The committee could have balanced the deficit by cutting entire programs, but according to Bittner, that wasn’t a good solution.

“What I was trying to do was to not kneecap any programs to where they couldn’t function,” he said. “If we had it our way, we would have increased funding to every program.”

None of the budget increases requested by the programs were approved by the committee except for Child and Family Studies, which saw an increase in order to cover the jump in minimum wage, Bittner said. Some programs did not see a budget decrease.

After appeals, the budget will be submitted to the Board of Trustees for final approval.

Jack Burkman, a Vancouver City Council member who serves on the board said he looks for due diligence in the budget decision and “why they need to increase or what is the impact of a decrease in funds.”

A bigger debate

There might be a larger issue to resolve, too.

“Is it even legal for us to spend money on [paying directors with S&A money]?” Bittner said.
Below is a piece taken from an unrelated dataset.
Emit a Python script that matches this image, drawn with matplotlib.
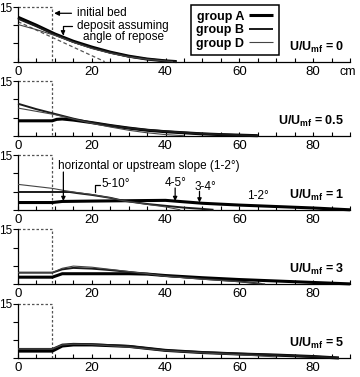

To answer that question, he said the committee requested the college’s auditor look into the S&A fee to find out if the current use of funds is legal.

A debate has sparked regarding the appropriate use of the S&A money and ties with instruction.

“ASCC money cannot mingle with instruction money. But the question has come up, about whether or not instructors who work as ASCC directors … isn’t that instructional?” Sullivan said.

In Bittner’s opinion, although he thinks programs are important, there isn’t a strong case for funding some of the co-curricular programs, which closely relate to instruction, with S&A money.

He said he thinks the intention of the S&A fee was to primarily fund “widespread services” like the C-Tran BackPASS, a discounted bus pass offered to Clark students.

He also objects to the allegation of insulting program directors by reducing stipends and said it feels like a “push to make it adversarial [with the committee], which is not how [the committee feels] at all. We are on their team.”

Bittner said he’s frustrated because his intentions were to be responsible with student money and fair with the allocations. He said he never intended for the decisions to be taken personally.

“That’s the part that’s frustrating for me,” Bittner said. “They’re coming and saying that they feel insulted and that just breaks my heart.”

“As far as morally, do I think that we should be contributing to help the directors? Yes I do,” he said. “As far as if it’s legal? I’m not convinced.”

Editor’s Note: The Independent was unable to get the proposed budgets for the programs by the time of this printing. Instead, we’ve contacted program directors to ask them to provide their budget allocations for us to publish. We have filed paperwork with the college to request that we be provided the allocations before appeals begin April 24.